One of my favorite tax-deferred vehicles for real estate is the use of like-kind 1031 exchanges. The actual law will vary from state to state so this post should be construed strictly as informational and a general rule of thumb. A 1031 Like Kind Exchange is typically used in real estate transactions although many other assets, businesses and commodities can be transferred (hence like-exchange) to a new purchase. The idea is to defer the tax burden triggered on the sale of an appreciated asset and roll the proceeds into a Like Kind purchase. The tax will have to be paid at some point in the future upon the sale of the new asset unless another 1031 exchange is used. As you can see if your not looking for liquidity the tax-deferred snowball can get quite large.
Some quick deal points to keep in mind when dealing with 1031 Like Kind Exchanges
* A qualified Intermediary needs to be elected to hold funds in escrow from the sale of the first asset and before the second is consummated.
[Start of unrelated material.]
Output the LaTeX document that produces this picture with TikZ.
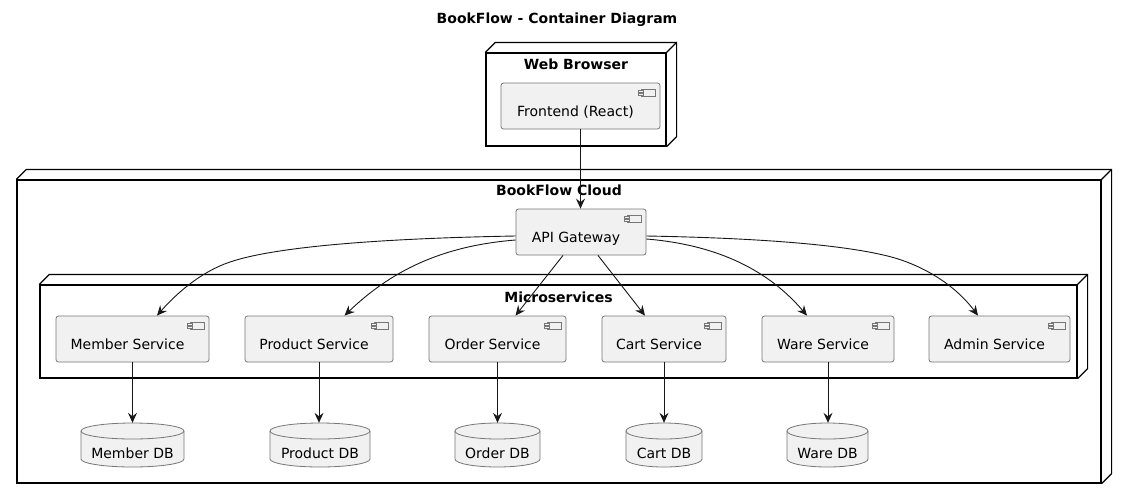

* There are 2 time line requirements that need to be met:
1. The replacement property needs to be identified within 45 days from the sale of the first property.
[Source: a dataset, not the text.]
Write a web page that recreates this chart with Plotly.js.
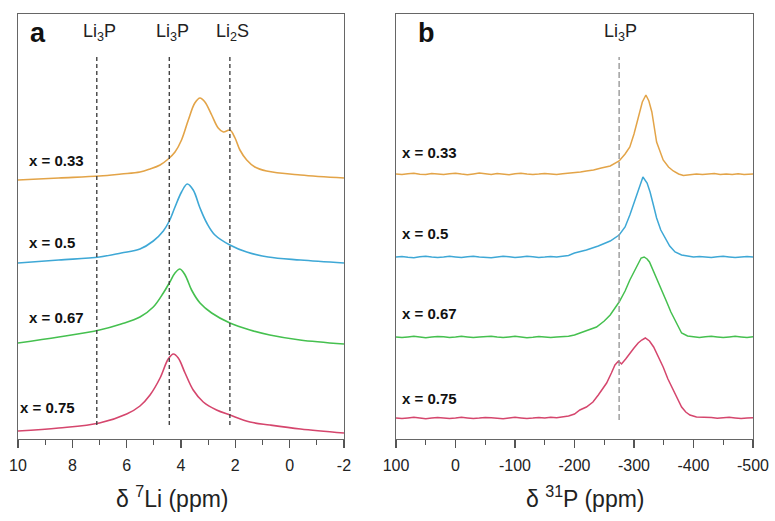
<!DOCTYPE html>
<html>
<head>
<meta charset="utf-8">
<script src="https://cdn.plot.ly/plotly-3.0.1.min.js"></script>
<style>
  html, body { margin: 0; padding: 0; background: #fff; }
  #chart { width: 775px; height: 521px; }
</style>
</head>
<body>
<div id="chart"></div>
<script>
// compositions, top to bottom
var compositions = ['0.33', '0.5', '0.67', '0.75'];

// 7Li spectra (ppm, stacked intensity)
var li7_x033 = [10, 8.5, 7, 6.2, 5.51, 5.14, 4.77, 4.47, 4.22, 3.98, 3.73, 3.49, 3.3, 3.12, 2.87, 2.63, 2.44, 2.2, 2.01, 1.83, 1.58, 1.28, 0.85, -0.4, -2];
var li7_y033 = [259, 261, 263, 265, 267, 270, 274, 280, 287, 299, 319, 336, 341, 337, 324, 311, 307, 309, 301, 289, 279, 272, 268, 264, 261];
var li7_x05 = [10, 8.5, 7, 6.2, 5.51, 5.02, 4.65, 4.43, 4.22, 3.98, 3.77, 3.55, 3.3, 3.05, 2.75, 2.2, 1.58, 0.79, -0.4, -2];
var li7_y05 = [176, 179, 182, 186, 190, 198, 208, 218, 232, 247, 255, 249, 231, 216, 204, 194, 187, 182, 179, 176];
var li7_x067 = [10, 8.5, 7, 6.2, 5.51, 5.02, 4.65, 4.41, 4.22, 4.04, 3.85, 3.61, 3.3, 2.87, 2.2, 1.46, 0.73, -0.38, -2];
var li7_y067 = [96, 102, 109, 115, 122, 132, 146, 157, 166, 170, 164, 149, 136, 126, 116, 109, 104, 99, 95];
var li7_x075 = [10, 8.5, 7, 6.0, 5.51, 5.14, 4.77, 4.47, 4.28, 4.1, 3.85, 3.55, 3.18, 2.69, 2.2, 1.46, 0.73, -0.4, -2];
var li7_y075 = [8, 11, 16, 25, 33, 44, 61, 80, 85, 81, 66, 49, 37, 29, 24, 17, 14, 10, 6];

// 31P spectra (ppm, stacked intensity)
var p31_x033 = [100, 90, 80, 70, 60, 50, 40, 30, 20, 10, 0, -10, -20, -30, -40, -50, -60, -70, -80, -90,
  -100, -110, -120, -130, -140, -150, -160, -170, -180, -190, -200, -210, -220, -232, -245, -260, -275, -285, -293, -300,
  -307, -314, -320, -325, -330, -338, -349, -358, -366, -375, -383, -395, -405, -415, -425, -435, -445, -455, -465, -475, -485, -500];
var p31_y033 = [265, 264.5, 265.3, 265.8, 264.8, 264.4, 265.6, 265, 264.6, 265.2, 265.7, 264.9, 264.3, 265.1, 265.9, 265.2, 264.5, 265.4, 264.8, 264.3,
  265.2, 265.8, 265, 264.4, 264.9, 265.6, 265.1, 264.5, 265.3, 265.9, 266, 267, 268, 269, 271, 273, 278, 285, 292, 305,
  321, 337, 344, 338, 327, 297, 279, 272, 268, 265, 263.5, 264.3, 265, 264.4, 264.9, 265.5, 264.6, 265.1, 264.5, 265.2, 264.6, 265];
var p31_x05 = [100, 90, 80, 70, 60, 50, 40, 30, 20, 10, 0, -10, -20, -30, -40, -50, -60, -70, -80, -90,
  -100, -110, -120, -130, -140, -150, -160, -170, -180, -190, -200, -220, -240, -260, -275, -285, -293, -300, -307, -315,
  -322, -327, -333, -338, -345, -352, -360, -369, -380, -390, -400, -410, -420, -430, -440, -450, -460, -470, -480, -490, -500];
var p31_y05 = [182, 182.6, 181.8, 181.3, 182.2, 182.8, 182, 181.4, 181.9, 182.7, 182.1, 181.5, 182.3, 182.8, 181.9, 181.6, 181.2, 182, 182.7, 182.2,
  181.5, 182.1, 182.8, 182.3, 181.6, 181.9, 182.6, 182.1, 182.8, 183.6, 186, 189, 193, 198, 204, 212, 224, 236, 250, 262,
  256, 247, 233, 221, 209, 201, 193, 187, 184, 183, 182, 182.6, 181.9, 181.4, 182.2, 182.7, 182.1, 181.5, 182, 182.6, 182.1];
var p31_x067 = [100, 90, 80, 70, 60, 50, 40, 30, 20, 10, 0, -10, -20, -30, -40, -50, -60, -70, -80, -90,
  -100, -110, -120, -130, -140, -150, -160, -170, -180, -190, -200, -209, -220, -237, -250, -260, -275, -285, -293, -300,
  -307, -312, -317, -322, -326, -332, -338, -346, -355, -362, -369, -375, -380, -390, -400, -410, -420, -430, -440, -450,
  -460, -470, -480, -490, -500];
var p31_y067 = [102, 101.4, 102.1, 102.7, 102, 101.3, 101.9, 102.6, 102.2, 101.5, 102, 102.8, 102.1, 101.4, 101.9, 102.3, 102.8, 102, 101.4, 102.1,
  102.7, 102, 101.3, 101.8, 102.6, 102.1, 101.5, 102, 102.1, 102.8, 104, 106, 108, 112, 118, 124, 137, 148, 159, 167,
  176, 181, 182, 180, 177, 169, 161, 150, 137, 127, 119, 112, 106, 103, 102, 101.5, 102.2, 102.8, 102.1, 101.4,
  102, 102.7, 102.1, 101.5, 102.2];
var p31_x075 = [100, 90, 80, 70, 60, 50, 40, 30, 20, 10, 0, -10, -20, -30, -40, -50, -60, -70, -80, -90,
  -100, -110, -120, -130, -140, -150, -160, -170, -180, -190, -200, -209, -220, -231, -240, -254, -262, -268, -274, -279,
  -286, -293, -300, -307, -313, -319, -326, -333, -341, -349, -357, -366, -373, -380, -387, -394, -405, -416, -430, -440,
  -450, -460, -470, -480, -490, -500];
var p31_y075 = [21, 20.4, 21.1, 21.7, 21, 20.3, 20.9, 21.6, 21.1, 20.5, 21, 21.7, 21.1, 20.4, 20.9, 21.6, 21.2, 20.8, 20.3, 21,
  21.7, 21.1, 20.4, 20.9, 21.6, 21.1, 21.8, 21.2, 22, 23, 25, 29, 32, 37, 44, 56, 66, 74, 78, 75,
  80, 86, 91, 96, 99, 101, 98, 92, 82, 72, 60, 49, 40, 32, 27, 24, 22, 22, 21.4, 20.7,
  21.2, 21.8, 21.1, 20.5, 21.1, 21.3];

// reference shifts
var li7RefShifts = [7.1, 4.43, 2.2];
var li7RefLabels = ['Li<sub>3</sub>P', 'Li<sub>3</sub>P', 'Li<sub>2</sub>S'];
var p31RefShifts = [-275];
var p31RefLabels = ['Li<sub>3</sub>P'];

// tick labels (plain hyphen as in the original)
var li7TickVals = [10, 8, 6, 4, 2, 0, -2];
var li7TickText = ['10', '8', '6', '4', '2', '0', '-2'];
var p31TickVals = [100, 0, -100, -200, -300, -400, -500];
var p31TickText = ['100', '0', '-100', '-200', '-300', '-400', '-500'];

// label heights (stacked intensity units)
var li7LabelY = [279, 197, 122, 32];
var p31LabelY = [287, 206, 126, 41];

var colors = ['#E3A448', '#3EA8D6', '#45C04F', '#D5466D'];
var font = 'Liberation Sans, Arial, sans-serif';

var li7X = [li7_x033, li7_x05, li7_x067, li7_x075];
var li7Y = [li7_y033, li7_y05, li7_y067, li7_y075];
var p31X = [p31_x033, p31_x05, p31_x067, p31_x075];
var p31Y = [p31_y033, p31_y05, p31_y067, p31_y075];

var traces = [];
var annotations = [];
var shapes = [];

for (var i = 0; i < compositions.length; i++) {
  traces.push({
    x: li7X[i], y: li7Y[i], xaxis: 'x', yaxis: 'y',
    mode: 'lines', type: 'scatter', line: {color: colors[i], width: 1.6, shape: 'spline', smoothing: 1},
    hoverinfo: 'skip', showlegend: false
  });
  traces.push({
    x: p31X[i], y: p31Y[i], xaxis: 'x2', yaxis: 'y2',
    mode: 'lines', type: 'scatter', line: {color: colors[i], width: 1.5},
    hoverinfo: 'skip', showlegend: false
  });
  annotations.push({
    text: '<b>x = ' + compositions[i] + '</b>', xref: 'x domain', yref: 'y',
    x: i === 3 ? 0.0 : 0.028, y: li7LabelY[i], xanchor: 'left', yanchor: 'middle', showarrow: false,
    font: {family: font, size: 15, color: '#111'}
  });
  annotations.push({
    text: '<b>x = ' + compositions[i] + '</b>', xref: 'x2 domain', yref: 'y2',
    x: 0.01, y: p31LabelY[i], xanchor: 'left', yanchor: 'middle', showarrow: false,
    font: {family: font, size: 15, color: '#111'}
  });
}

li7RefShifts.forEach(function(s, k) {
  shapes.push({type: 'line', xref: 'x', yref: 'y', x0: s, x1: s, y0: 14, y1: 382,
    line: {color: '#444', width: 1.4, dash: '4px,3px'}});
  annotations.push({text: li7RefLabels[k], xref: 'x', yref: 'y', x: s, y: 407,
    xanchor: 'center', yanchor: 'middle', showarrow: false, xshift: 3,
    font: {family: font, size: 18, color: '#222'}});
});
p31RefShifts.forEach(function(s, k) {
  shapes.push({type: 'line', xref: 'x2', yref: 'y2', x0: s, x1: s, y0: 19, y1: 382,
    line: {color: '#999', width: 1.4, dash: '6px,3px'}});
  annotations.push({text: p31RefLabels[k], xref: 'x2', yref: 'y2', x: s, y: 407,
    xanchor: 'center', yanchor: 'middle', showarrow: false, xshift: 1,
    font: {family: font, size: 18, color: '#222'}});
});

// panel letters and axis titles
annotations.push({text: '<b>a</b>', xref: 'x domain', yref: 'paper', x: 0.03, y: 0.955,
  xanchor: 'left', yanchor: 'middle', showarrow: false, font: {family: font, size: 27, color: '#111'}});
annotations.push({text: '<b>b</b>', xref: 'x2 domain', yref: 'paper', x: 0.055, y: 0.955,
  xanchor: 'left', yanchor: 'middle', showarrow: false, font: {family: font, size: 27, color: '#111'}});
annotations.push({text: 'δ <sup>7</sup>Li (ppm)', xref: 'x domain', yref: 'paper', x: 0.474, y: -0.136,
  xanchor: 'center', yanchor: 'middle', showarrow: false, font: {family: font, size: 23, color: '#222'}});
annotations.push({text: 'δ <sup>31</sup>P (ppm)', xref: 'x2 domain', yref: 'paper', x: 0.53, y: -0.136,
  xanchor: 'center', yanchor: 'middle', showarrow: false, font: {family: font, size: 23, color: '#222'}});

var xBase = {
  showline: true, mirror: true, linecolor: '#666', linewidth: 1.2,
  ticks: 'outside', ticklen: 8, tickwidth: 1.2, tickcolor: '#555', tickmode: 'array',
  showgrid: false, zeroline: false, fixedrange: true, ticklabelstandoff: 4,
  tickfont: {family: font, size: 16, color: '#222'}
};
var yBase = {
  range: [0, 425], showline: true, mirror: true, linecolor: '#666', linewidth: 1.2,
  ticks: '', showticklabels: false, showgrid: false, zeroline: false, fixedrange: true
};

var layout = {
  width: 775, height: 521,
  margin: {l: 18, r: 22, t: 14, b: 82},
  paper_bgcolor: '#fff', plot_bgcolor: '#fff',
  xaxis: Object.assign({}, xBase, {domain: [0, 0.4435], range: [10, -2],
    tickvals: li7TickVals, ticktext: li7TickText,
    minor: {dtick: 1, ticks: 'outside', ticklen: 5, tickcolor: '#555'}}),
  xaxis2: Object.assign({}, xBase, {domain: [0.5143, 1], range: [100, -500], anchor: 'y2',
    tickvals: p31TickVals, ticktext: p31TickText,
    minor: {dtick: 50, ticks: 'outside', ticklen: 5, tickcolor: '#555'}}),
  yaxis: Object.assign({}, yBase, {anchor: 'x'}),
  yaxis2: Object.assign({}, yBase, {anchor: 'x2'}),
  shapes: shapes,
  annotations: annotations
};

Plotly.newPlot('chart', traces, layout, {displayModeBar: false, staticPlot: true});
</script>
</body>
</html>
2. The replacement property must close within 180 days from the sale of the first property
Be sure to consult an attorney when dealing with 1031 exchanges because of the nuisances in state law. More importantly an attorney can properly identify the intermediary and ensure the HUD statement is correctly filled out, especially if bank financing is involved. The $500 bucks you will spend will far outweigh a mistake of having to swallow your tax burden.